Let's make sure the git repos exist:

$ sudo mkdir /srv/git
$ sudo chown user:user /srv/git
$ sudo chmod 755 /srv/git
$ git init --bare /srv/git/test1
$ git init --bare /srv/git/test2

If you now visit the web site (no reload/restart necessary), you should see a fully functional cgit installation.

Improving the cgit configuration

The above is a simple configuration. My configuration currently looks more like the following:

# cgit config, see cgitrc(5) for details

css=/cgit.css
logo=/cgit.png

root-title=My repositories
root-desc=This is my repo browser. There are many like it, but this one is mine.

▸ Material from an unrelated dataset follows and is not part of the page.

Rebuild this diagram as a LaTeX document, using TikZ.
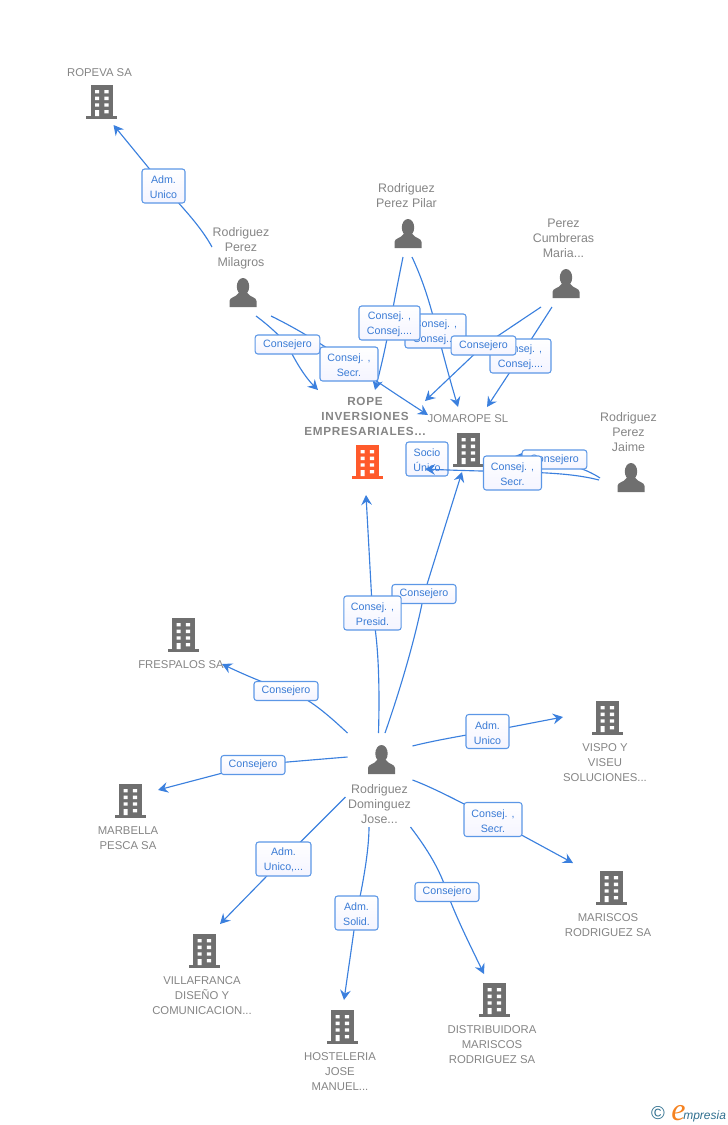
\documentclass[tikz,border=0pt]{standalone}
\usepackage{fontspec}
\setmainfont{Liberation Sans}
\newfontfamily\logofont{Liberation Serif}
\usetikzlibrary{arrows.meta,calc,shadings}
\definecolor{linkblue}{HTML}{3B80DE}
\definecolor{labelblue}{HTML}{3A7BD5}
\definecolor{boxedge}{HTML}{5C97E6}
\definecolor{namegrey}{HTML}{858585}
\definecolor{icongrey}{HTML}{6F6F6F}
\definecolor{mainorange}{HTML}{FF5A2B}
\definecolor{logoteal}{HTML}{2F6F8F}
\definecolor{logoorange}{HTML}{F58220}
\newcommand\topstrut{\rule{0pt}{7.6pt}}
\tikzset{
  x=0.75pt,y=-0.75pt,
  link/.style={draw=linkblue,line width=0.85pt,-{Stealth[length=7.5pt,width=8pt,inset=2.6pt]}},
  lbl/.style={draw=boxedge,line width=0.8pt,rounded corners=2pt,top color=white,bottom color=white!93!blue!60!white,
     text=labelblue,align=center,inner sep=0pt,font=\fontsize{8}{11.25}\selectfont},
  one/.style={lbl,minimum height=14.25pt},
  two/.style={lbl,minimum height=25.5pt},
  co/.style={text=namegrey,align=center,inner sep=0pt,font=\fontsize{8.5}{11.25}\selectfont},
  pn/.style={text=namegrey,align=center,inner sep=0pt,font=\fontsize{9.3}{11.25}\selectfont},
  icon/.style={inner sep=0pt,minimum width=23pt,minimum height=25pt},
  bldg/.pic={
    \fill (-11,-17) rectangle (11.5,15);
    \fill (-15.5,14) rectangle (15.5,17);
    \fill[white] (-6.5,-12) rectangle (-2.3,-8.7) (2.8,-12) rectangle (7,-8.7)
      (-6.5,-5.5) rectangle (-2.3,-2) (2.8,-5.5) rectangle (7,-2)
      (-6.5,1.3) rectangle (-2.3,4.7) (2.8,1.3) rectangle (7,4.7)
      (-6.5,8) rectangle (-2.3,14) (2.8,8) rectangle (7,11.3);
  },
  pers/.pic={
    \fill (0,-8.5) ellipse [x radius=6.2,y radius=8.5];
    \fill (-13.5,12) -- (13.5,12) -- (13.5,6) .. controls (13.5,2) and (7,2.5) .. (4.5,-2) -- (-4.5,-2) .. controls (-7,2.5) and (-13.5,2) .. (-13.5,6) -- cycle;
  }
}
\begin{document}
\begin{tikzpicture}
\useasboundingbox (0,0) rectangle (728,1125);
% icons
\node[icon] (ropeva) at (101.5,102) {}; \pic[icongrey] at (ropeva) {bldg};
\node[icon] (rope) at (367,462) {}; \pic[mainorange] at (rope) {bldg};
\node[icon] (joma) at (468,450) {}; \pic[icongrey] at (joma) {bldg};
\node[icon] (fres) at (183,635) {}; \pic[icongrey] at (fres) {bldg};
\node[icon] (vispo) at (607,718) {}; \pic[icongrey] at (vispo) {bldg};
\node[icon] (marb) at (130,801) {}; \pic[icongrey] at (marb) {bldg};
\node[icon] (maris) at (611,888) {}; \pic[icongrey] at (maris) {bldg};
\node[icon] (villa) at (204,951) {}; \pic[icongrey] at (villa) {bldg};
\node[icon] (host) at (342,1027) {}; \pic[icongrey] at (host) {bldg};
\node[icon] (dist) at (494,1000) {}; \pic[icongrey] at (dist) {bldg};
\node[icon] (mila) at (243,295) {}; \pic[icongrey] at (mila) {pers};
\node[icon] (pilar) at (408,236) {}; \pic[icongrey] at (pilar) {pers};
\node[icon] (maria) at (566,286) {}; \pic[icongrey] at (maria) {pers};
\node[icon] (jaime) at (631,480) {}; \pic[icongrey] at (jaime) {pers};
\node[icon] (jose) at (381.5,762) {}; \pic[icongrey] at (jose) {pers};
% names
\node[co] (t1) at (99.5,73) {ROPEVA SA};
\node[co,font=\fontsize{8.8}{11.25}\selectfont\bfseries\addfontfeature{LetterSpace=6}] (t2) at (365,416.5) {ROPE\\INVERSIONES\\EMPRESARIALES...};
\node[co] (t3) at (468,419) {JOMAROPE SL};
\node[pn] (t4) at (628.5,432.5) {Rodriguez\\Perez\\Jaime};
\node[pn] (t5) at (406.5,196) {Rodriguez\\Perez Pilar};
\node[pn] (t6) at (563.5,238.5) {Perez\\Cumbreras\\Maria...};
\node[pn] (t7) at (241,248) {Rodriguez\\Perez\\Milagros};
\node[co] (t8) at (181,665) {FRESPALOS SA};
\node[co] (t9) at (605,763) {VISPO Y\\VISEU\\SOLUCIONES...};
\node[pn] (t10) at (379.5,804.5) {Rodriguez\\Dominguez\\Jose...};
\node[co] (t11) at (128,838.5) {MARBELLA\\PESCA SA};
\node[co] (t12) at (608,925.5) {MARISCOS\\RODRIGUEZ SA};
\node[co] (t13) at (202,996) {VILLAFRANCA\\DISEÑO Y\\COMUNICACION...};
\node[co] (t14) at (340,1072) {HOSTELERIA\\JOSE\\MANUEL...};
\node[co] (t15) at (492,1045) {DISTRIBUIDORA\\MARISCOS\\RODRIGUEZ SA};
% label coordinates
\coordinate (aU) at (163.5,186);
\coordinate (c1) at (287.5,344.5);
\coordinate (cS) at (349,364);
\coordinate (cC1) at (389.5,323);
\coordinate (cC2) at (435.5,331);
\coordinate (c2) at (483.5,345.5);
\coordinate (cC3) at (520.5,356);
\coordinate (sU) at (427,459);
\coordinate (c3) at (554.5,459.5);
\coordinate (cS2) at (512.5,473);
\coordinate (c4) at (424,594);
\coordinate (cP) at (372.5,613);
\coordinate (c5) at (286,691);
\coordinate (c6) at (253,765);
\coordinate (aU2) at (487.5,731.5);
\coordinate (cS3) at (493,819.5);
\coordinate (aU3) at (283.5,859);
\coordinate (aS) at (356.5,913);
\coordinate (c7) at (447,892);
% connectors
\draw[link] ($(mila)+(-31,-48)$) .. controls (200,225) and (180,205) .. (aU) -- ($(ropeva)+(12,23)$);
\draw[link] ($(mila)+(13,21)$) .. controls (275,330) and (c1) .. (c1) .. controls (292,355) and (303,375) .. ($(rope)+(-49,-72)$);
\draw[link] ($(mila)+(28,21)$) .. controls (320,340) and (cS) .. ($(rope)+(61,-47)$);
\draw[link] ($(pilar)+(-5,21)$) .. controls (cC1) and (388,340) .. ($(rope)+(8,-72)$);
\draw[link] ($(pilar)+(4,21)$) .. controls (432,300) and (cC2) .. ($(joma)+(-10,-43)$);
\draw[link] ($(maria)+(-25,21)$) -- (c2) -- ($(rope)+(58,-61)$);
\draw[link] ($(maria)+(-14,21)$) -- (cC3) -- ($(joma)+(19,-43)$);
\node[two,minimum width=31.5pt] (nsU) at (sU) {\topstrut Socio\\Único};
\draw[link] ($(jaime)+(-32,0)$) .. controls (560,470) and (cS2) .. ($(nsU)+(-2,10)$);
\draw[link] ($(jaime)+(-31,-2)$) .. controls (585,468) and (560,460) .. ($(joma)+(47,6)$);
\draw[link] ($(jose)+(-3,-29)$) .. controls (380,680) and (378,640) .. (cP) -- ($(rope)+(-1,33)$);
\draw[link] ($(jose)+(3.5,-29)$) .. controls (400,690) and (415,640) .. (c4) -- ($(joma)+(-6,22)$);
\draw[link] ($(jose)+(-34,-29)$) .. controls (325,712) and (305,695) .. (c5) .. controls (262,682) and (245,675) .. ($(fres)+(39,29)$);
\draw[link] ($(jose)+(-34,-5)$) .. controls (310,760) and (c6) .. (c6) -- ($(marb)+(28,-11)$);
\draw[link] ($(jose)+(31,-16)$) .. controls (440,739) and (aU2) .. (aU2) -- ($(vispo)+(-44,-1)$);
\draw[link] ($(jose)+(31,18)$) .. controls (440,790) and (cS3) .. (cS3) -- ($(maris)+(-38,-25)$);
\draw[link] ($(jose)+(-36,35)$) -- (aU3) -- ($(villa)+(16,-27)$);
\draw[link] ($(jose)+(-12.5,65)$) .. controls (369,860) and (aS) .. (aS) -- ($(host)+(2,-27)$);
\draw[link] ($(jose)+(29,65)$) .. controls (428,850) and (440,870) .. (c7) .. controls (455,915) and (470,945) .. ($(dist)+(-10,-26)$);
% labels
\node[two,minimum width=32.25pt] (n1) at (aU) {\topstrut Adm.\\Unico};
\node[one,minimum width=48.5pt] (n2) at (c1) {Consejero};
\node[two,minimum width=43.5pt] (n3) at (cS) {\topstrut Consej. ,\\Secr.};
\node[two,minimum width=45.75pt] (n5) at (cC2) {\topstrut Consej. ,\\Consej....};
\node[two,minimum width=45.75pt] (n4) at (cC1) {\topstrut Consej. ,\\Consej....};
\node[two,minimum width=45.75pt] (n7) at (cC3) {\topstrut Consej. ,\\Consej....};
\node[one,minimum width=48.5pt] (n6) at (c2) {Consejero};
\node[one,minimum width=48.5pt] (n8) at (c3) {Consejero};
\node[two,minimum width=43.5pt] (n9) at (cS2) {\topstrut Consej. ,\\Secr.};
\node[one,minimum width=48pt] (n10) at (c4) {Consejero};
\node[two,minimum width=43pt] (n11) at (cP) {\topstrut Consej. ,\\Presid.};
\node[one,minimum width=48pt] (n12) at (c5) {Consejero};
\node[one,minimum width=48pt] (n13) at (c6) {Consejero};
\node[two,minimum width=32.25pt] (n14) at (aU2) {\topstrut Adm.\\Unico};
\node[two,minimum width=43.5pt] (n15) at (cS3) {\topstrut Consej. ,\\Secr.};
\node[two,minimum width=41.25pt] (n16) at (aU3) {\topstrut Adm.\\Unico,...};
\node[two,minimum width=32.25pt] (n17) at (aS) {\topstrut Adm.\\Solid.};
\node[one,minimum width=48pt] (n18) at (c7) {Consejero};
% logo
\node[text=logoteal,inner sep=0pt,font=\fontsize{14}{14}\selectfont] (lc) at (658,1113.5) {©};
\node[text=logoorange,inner sep=0pt,anchor=base,font=\logofont\itshape\fontsize{24}{24}\selectfont] (le) at (678.5,1120) {e};
\node[text=logoteal,inner sep=0pt,anchor=base west,font=\itshape\fontsize{9}{12}\selectfont] (lm) at (683,1119) {mpresia};
\end{tikzpicture}
\end{document}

# This will show a "clone" section at the bottom of each repo.
clone-prefix=http://code.example.com ssh://code.example.com

# If you don't want clones to be made over HTTP, you must disable it!
#enable-http-clone=0

# When you want to serve eggs from cgit, snapshot links are helpful.
# Note that snapshots can be downloaded even when links are not shown!
snapshots=tar.gz

# Show readme files in "about" tab.  The colon tells cgit to take the
# file from the default branch (usually master). IMPORTANT: See below!
readme=:README
readme=:readme
readme=:readme.txt
readme=:README.txt
readme=:readme.md
readme=:README.md

# Process readme files with a file extension-specific formatter.
# Be *very* careful with this!  The default filter allows arbitrary
# HTML which means XSS, cookie hijacking and other tricks, so either
# run this on a sand-boxed domain or be careful who gets commit access.
about-filter=/usr/lib/cgit/filters/about-formatting.sh

# Highlight source files.  This requires the "python-pygments" package.
# For maximum dog fooding, I should use the colorize egg here :)
source-filter=/usr/lib/cgit/filters/syntax-highlighting.py

# Automatically scan /srv/git for repos.  If you want to de-list some,
# simply make them unreadable for the www-data user.  Important: this
# must be the last statement: everything after it is ignored!
section-from-path=1
scan-path=/srv/git

Many thanks to this guide for pointing out the paths and configuration settings that cgit uses on Debian. There are two follow-up posts that are useful too. There's one with tips on how to use cgit in practice and one about how to tweak the layout.

Now go forth and host your own code!